Beyond this, there were some other interesting observations. Descending AAs grew faster than arch aneurysms. Initial size and growth were the major aneurysm-related factors determining outcomes, but female sex carried the highest overall risk. No clinical factors for accelerated growth and bad outcomes were discovered. Also, there were few non-fatal dissections or ruptures, so intervening before these events occur is important. In addition, only half of all deaths in this population were aneurysm-related, yet the observed mortality rate in ETTAA was considerably higher than the general English population. Thus, TAA patients have other comorbidities that need to be addressed.
Since this was an observational study of routine practice, no causal relationships can be inferred. Although the cohort was relatively large, there were several weaknesses. The authors excluded patients with ascending TAAs, which initially seems odd, but it is because they did not exclude patients with prior dissections or surgical correction of the ascending aorta. However, ascending aneurysms are more frequent and carry a bad prognosis. Also, only 7% of the aneurysms studied were in the arch, so this was largely a study of descending TAAs.
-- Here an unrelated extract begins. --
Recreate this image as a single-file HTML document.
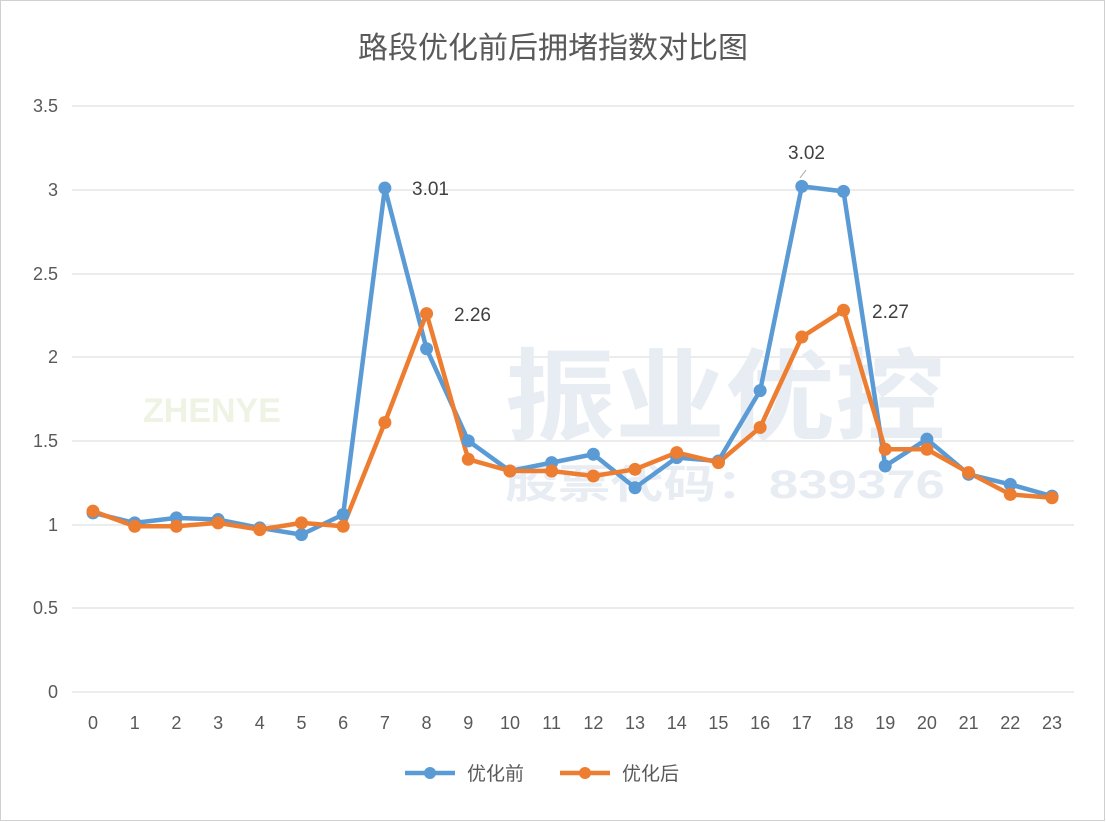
<!DOCTYPE html>
<html><head><meta charset="utf-8"><style>body{margin:0;background:#fff}svg{display:block}</style></head><body>
<svg width="1106" height="822" xmlns="http://www.w3.org/2000/svg" font-family="'Liberation Sans','Noto Sans CJK SC',sans-serif">
<rect x="0.5" y="0.5" width="1104" height="820" fill="#fff" stroke="#d0d0d0"/>
<text x="553" y="58" font-size="30" fill="#595959" text-anchor="middle">路段优化前后拥堵指数对比图</text>
<g stroke="#d9d9d9" stroke-width="1">
<line x1="72" x2="1074" y1="106" y2="106"/><line x1="72" x2="1074" y1="190" y2="190"/><line x1="72" x2="1074" y1="274" y2="274"/><line x1="72" x2="1074" y1="357" y2="357"/><line x1="72" x2="1074" y1="441" y2="441"/><line x1="72" x2="1074" y1="525" y2="525"/><line x1="72" x2="1074" y1="608" y2="608"/><line x1="72" x2="1074" y1="692" y2="692"/>
</g>
<g font-size="18" fill="#595959" text-anchor="end">
<text x="58" y="112">3.5</text><text x="58" y="196">3</text><text x="58" y="280">2.5</text><text x="58" y="363">2</text><text x="58" y="447">1.5</text><text x="58" y="531">1</text><text x="58" y="614">0.5</text><text x="58" y="698">0</text>
</g>
<g font-weight="bold" fill="#e8edf4">
<text x="505" y="432" font-size="100" textLength="440" lengthAdjust="spacingAndGlyphs">振业优控</text>
<text x="505" y="498" font-size="40" textLength="440" lengthAdjust="spacingAndGlyphs">股票代码：839376</text>
<text x="143" y="422" font-size="34" fill="#eef3e4">ZHENYE</text>
</g>
<g id="xl" font-size="18" fill="#595959" text-anchor="middle"></g>
<polyline id="pb" fill="none" stroke="#5b9bd5" stroke-width="4.5" stroke-linejoin="round"/>
<polyline id="po" fill="none" stroke="#ed7d31" stroke-width="4.5" stroke-linejoin="round"/>
<g id="mb" fill="#5b9bd5"></g><g id="mo" fill="#ed7d31"></g>
<g font-size="19" fill="#404040">
<text x="412" y="195">3.01</text><text x="454" y="321">2.26</text><text x="788" y="159">3.02</text><text x="872" y="318">2.27</text>
</g>
<line x1="800" y1="178" x2="806" y2="170" stroke="#a6a6a6"/>
<line x1="405" y1="773" x2="455" y2="773" stroke="#5b9bd5" stroke-width="4.5"/><circle cx="430" cy="773" r="6" fill="#5b9bd5"/>
<text x="467" y="780" font-size="19" fill="#595959">优化前</text>
<line x1="560" y1="773" x2="610" y2="773" stroke="#ed7d31" stroke-width="4.5"/><circle cx="585" cy="773" r="6" fill="#ed7d31"/>
<text x="622" y="780" font-size="19" fill="#595959">优化后</text>
<script>
var b=[1.07,1.01,1.04,1.03,0.98,0.94,1.06,3.01,2.05,1.50,1.32,1.37,1.42,1.22,1.40,1.38,1.80,3.02,2.99,1.35,1.51,1.30,1.24,1.17];
var o=[1.08,0.99,0.99,1.01,0.97,1.01,0.99,1.61,2.26,1.39,1.32,1.32,1.29,1.33,1.43,1.37,1.58,2.12,2.28,1.45,1.45,1.31,1.18,1.16];
var ns="http://www.w3.org/2000/svg";function X(i){return 93+i*959/23}function Y(v){return 692-v*167.43}
function draw(d,p,m){var pts=[];d.forEach(function(v,i){pts.push(X(i)+","+Y(v));var c=document.createElementNS(ns,"circle");c.setAttribute("cx",X(i));c.setAttribute("cy",Y(v));c.setAttribute("r",6.5);document.getElementById(m).appendChild(c)});document.getElementById(p).setAttribute("points",pts.join(" "))}
draw(b,"pb","mb");draw(o,"po","mo");
for(var i=0;i<24;i++){var t=document.createElementNS(ns,"text");t.setAttribute("x",X(i));t.setAttribute("y",729);t.textContent=i;document.getElementById("xl").appendChild(t)}
</script>
</svg>
</body></html>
In addition, not all imaging studies were analyzed in the core lab, and the measurements were not indexed to body size. Finally, the follow-up period was rather short. Regardless, the study does point out convincingly that future guideline committees should consider aneurysm growth, patient sex, and age in addition to aneurysm size for determining the frequency of follow-up imaging.
Among patients with arch and descending thoracic aorta aneurysms followed over a mean of 20 months, aneurysm-related mortality was predicted by the size and growth rate of the aneurysms, along with age and sex.